The Staples of Branding: From Purpose to Product
Jeff Staple · Founder, Staple Design
Jeff Staple compresses 20 years of building a global streetwear brand into 57 blunt, story-driven minutes on naming, logos, and launching a first line.
Jeff Staple built Staple Design from a T-shirt line into a globally recognized streetwear brand, and this course is essentially him walking a beginner through the same decisions he faced at the start, minus the mistakes. At 57 minutes across four lessons, it moves fast: naming and mission statement, logo design, then assembling a first collection. There is no software to learn and no design tool demonstrated on screen. This is a founder's playbook delivered as a monologue, heavy on real anecdotes and light on formal exercises.
What actually gets taught
The naming section is the strongest part of the course. Staple walks through his own failed first name (a phonetic Chinese word for rice, abandoned because it excluded most of his audience), then lays out a concrete process: free-associate a long list of names, narrow it to ten or twelve, print each on its own sheet of paper, tape them to a wall, and live with them for up to two weeks with trusted collaborators voting. He pairs this with plain-language legal grounding, including the actual mechanics of registering a business name at City Hall and why a sole proprietorship exposes personal assets to lawsuits in a way a corporation does not.
The logo lesson splits into three useful buckets: the philosophical case for a mark (he tells the origin story of Staple's pigeon logo, born from a Nike collaboration and only later understood as a symbol people in any city could claim as their own), the technical need for a style guide so a logo never drifts across vendors, and the legal reality that a trademark does not prevent lawsuits, it just strengthens your position in one. The advice to get trademark coverage in your home country, your selling markets, and your manufacturing country, in that order, is specific and worth the price of admission for anyone who has not thought about a factory owner claiming their brand name abroad.
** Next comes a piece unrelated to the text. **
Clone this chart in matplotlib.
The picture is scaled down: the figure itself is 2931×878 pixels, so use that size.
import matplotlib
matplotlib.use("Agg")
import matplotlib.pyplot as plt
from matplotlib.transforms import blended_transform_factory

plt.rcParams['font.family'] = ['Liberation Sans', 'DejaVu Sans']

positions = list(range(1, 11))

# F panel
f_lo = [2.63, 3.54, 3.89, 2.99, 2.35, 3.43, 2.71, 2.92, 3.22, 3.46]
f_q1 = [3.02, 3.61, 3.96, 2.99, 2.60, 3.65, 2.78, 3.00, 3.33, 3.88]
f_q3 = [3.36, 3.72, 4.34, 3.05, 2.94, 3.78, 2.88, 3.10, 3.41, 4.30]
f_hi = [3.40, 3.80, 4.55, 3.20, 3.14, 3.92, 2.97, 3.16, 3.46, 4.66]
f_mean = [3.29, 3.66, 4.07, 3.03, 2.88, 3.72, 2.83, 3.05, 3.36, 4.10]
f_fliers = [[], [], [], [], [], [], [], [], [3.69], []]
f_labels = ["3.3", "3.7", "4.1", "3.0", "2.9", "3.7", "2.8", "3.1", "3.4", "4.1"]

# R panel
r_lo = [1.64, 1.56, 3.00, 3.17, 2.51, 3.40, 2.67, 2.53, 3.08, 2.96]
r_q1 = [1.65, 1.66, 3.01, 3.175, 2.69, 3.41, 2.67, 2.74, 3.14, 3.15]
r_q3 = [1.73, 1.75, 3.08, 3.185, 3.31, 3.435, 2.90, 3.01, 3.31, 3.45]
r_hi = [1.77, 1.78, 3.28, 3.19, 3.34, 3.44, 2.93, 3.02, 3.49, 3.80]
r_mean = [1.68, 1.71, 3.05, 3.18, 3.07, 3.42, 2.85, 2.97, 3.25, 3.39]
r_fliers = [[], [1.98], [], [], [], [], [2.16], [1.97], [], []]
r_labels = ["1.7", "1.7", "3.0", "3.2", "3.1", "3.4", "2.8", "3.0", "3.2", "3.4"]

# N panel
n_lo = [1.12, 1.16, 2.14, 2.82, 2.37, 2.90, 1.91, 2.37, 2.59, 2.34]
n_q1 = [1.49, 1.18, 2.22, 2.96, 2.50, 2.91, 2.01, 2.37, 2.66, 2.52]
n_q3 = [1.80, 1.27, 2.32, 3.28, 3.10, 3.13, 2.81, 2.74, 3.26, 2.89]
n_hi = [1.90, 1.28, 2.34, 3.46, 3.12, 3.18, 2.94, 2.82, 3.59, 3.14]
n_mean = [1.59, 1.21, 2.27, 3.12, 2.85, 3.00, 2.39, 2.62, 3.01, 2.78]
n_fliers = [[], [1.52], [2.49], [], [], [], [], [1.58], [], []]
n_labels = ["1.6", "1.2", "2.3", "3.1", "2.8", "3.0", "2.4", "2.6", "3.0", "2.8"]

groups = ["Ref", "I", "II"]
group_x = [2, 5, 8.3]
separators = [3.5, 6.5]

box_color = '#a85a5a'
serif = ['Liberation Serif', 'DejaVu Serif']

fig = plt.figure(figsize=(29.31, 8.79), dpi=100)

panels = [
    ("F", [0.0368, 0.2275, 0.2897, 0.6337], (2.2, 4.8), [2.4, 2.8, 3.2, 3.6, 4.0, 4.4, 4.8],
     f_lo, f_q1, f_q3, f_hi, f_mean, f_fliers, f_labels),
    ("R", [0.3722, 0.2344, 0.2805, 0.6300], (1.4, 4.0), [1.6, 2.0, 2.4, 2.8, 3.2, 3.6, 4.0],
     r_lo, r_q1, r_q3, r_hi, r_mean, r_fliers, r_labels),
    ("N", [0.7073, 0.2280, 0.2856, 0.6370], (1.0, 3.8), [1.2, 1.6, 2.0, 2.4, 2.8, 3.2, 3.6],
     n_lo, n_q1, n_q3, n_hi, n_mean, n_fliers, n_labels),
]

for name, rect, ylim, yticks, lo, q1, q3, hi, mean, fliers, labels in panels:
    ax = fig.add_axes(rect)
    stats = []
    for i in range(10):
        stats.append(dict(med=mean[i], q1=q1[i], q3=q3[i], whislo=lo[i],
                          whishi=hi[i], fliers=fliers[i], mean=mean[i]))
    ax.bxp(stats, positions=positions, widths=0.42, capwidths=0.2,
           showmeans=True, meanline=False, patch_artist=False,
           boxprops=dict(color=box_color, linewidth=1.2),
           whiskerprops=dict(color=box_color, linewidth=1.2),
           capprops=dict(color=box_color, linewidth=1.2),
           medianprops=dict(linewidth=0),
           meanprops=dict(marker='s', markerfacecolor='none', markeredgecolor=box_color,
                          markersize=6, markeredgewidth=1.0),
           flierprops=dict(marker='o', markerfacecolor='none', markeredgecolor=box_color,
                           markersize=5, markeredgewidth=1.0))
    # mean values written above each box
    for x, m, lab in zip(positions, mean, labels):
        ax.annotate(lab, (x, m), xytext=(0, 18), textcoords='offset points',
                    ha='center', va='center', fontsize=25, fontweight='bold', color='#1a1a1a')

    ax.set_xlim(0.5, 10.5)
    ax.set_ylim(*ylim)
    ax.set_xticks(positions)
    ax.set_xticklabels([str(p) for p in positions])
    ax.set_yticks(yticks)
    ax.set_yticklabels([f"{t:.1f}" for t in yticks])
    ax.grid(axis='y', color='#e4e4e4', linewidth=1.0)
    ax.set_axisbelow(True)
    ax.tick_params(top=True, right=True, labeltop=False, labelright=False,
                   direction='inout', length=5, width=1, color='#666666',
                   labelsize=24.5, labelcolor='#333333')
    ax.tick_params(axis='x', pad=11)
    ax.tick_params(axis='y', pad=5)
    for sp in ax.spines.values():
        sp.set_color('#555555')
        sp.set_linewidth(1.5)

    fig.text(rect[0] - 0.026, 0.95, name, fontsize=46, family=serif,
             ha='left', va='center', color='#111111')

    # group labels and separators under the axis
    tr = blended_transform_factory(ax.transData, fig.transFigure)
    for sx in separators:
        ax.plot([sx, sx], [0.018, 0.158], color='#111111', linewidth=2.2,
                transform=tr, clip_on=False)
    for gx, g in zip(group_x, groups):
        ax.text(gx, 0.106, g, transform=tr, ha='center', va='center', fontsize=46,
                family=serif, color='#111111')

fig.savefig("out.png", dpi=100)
The final lesson on launching a first collection covers merchandising, theme selection, and margin math across three distribution paths: direct online sales, boutique placement, and mass retail. The numbers he walks through, a $30 shirt yielding $25 profit sold direct versus $5 profit at scale through big retail, make the tradeoff between margin and volume concrete rather than abstract.
Where it falls short
Nothing here is a system or a template. It is one man's opinions delivered with confidence, and the class leans hard on Staple's specific taste for long-term, story-driven brands over quick-flip ones, so a viewer chasing a fast trend play will find some of the advice actively working against their goals. The class project (name, slogan, logo, and first collection CADs) assumes a level of design and manufacturing knowledge the course itself does not teach, since the how of illustration, garment production, or CAD work is entirely outside its scope. Anyone wanting technical logo design instruction or a financial modeling walkthrough will need to pair this with other resources.
As an origin story wrapped around a genuinely useful checklist, though, it earns its short runtime. The best moments are not the frameworks but the specifics, the pigeon shoe project, the scarf-liability hypothetical, the reverse-engineered press release, and those specifics are what make the advice stick.
The standout
The reverse-engineered press release trick, writing the collection's press release before designing the pieces, so the story and highlights drive what actually gets made.
What you will learn
- How to stress-test a brand name for long-term versus short-term intent, searchability, and copyright before committing to it
- The legal basics of sole proprietorship versus incorporation, including why a corporate shell protects personal assets
- How to separate a wordmark from an icon and build a style guide that keeps a logo consistent across every application
- The three-tier priority order for trademarking a logo: home country, selling markets, then manufacturing country
- How to pick a seasonal theme and research it like an actor preparing a role, then translate it into a merchandised collection
- How to price a first collection differently depending on direct-to-consumer, boutique, or mass-retail distribution
Best for: Aspiring apparel or accessory entrepreneurs who have a product idea but no clarity yet on naming, structure, or how to sequence a first release.
Skip it if: Anyone wanting hands-on graphic design training, financial modeling, or a formal legal walkthrough rather than one founder's war stories and rules of thumb.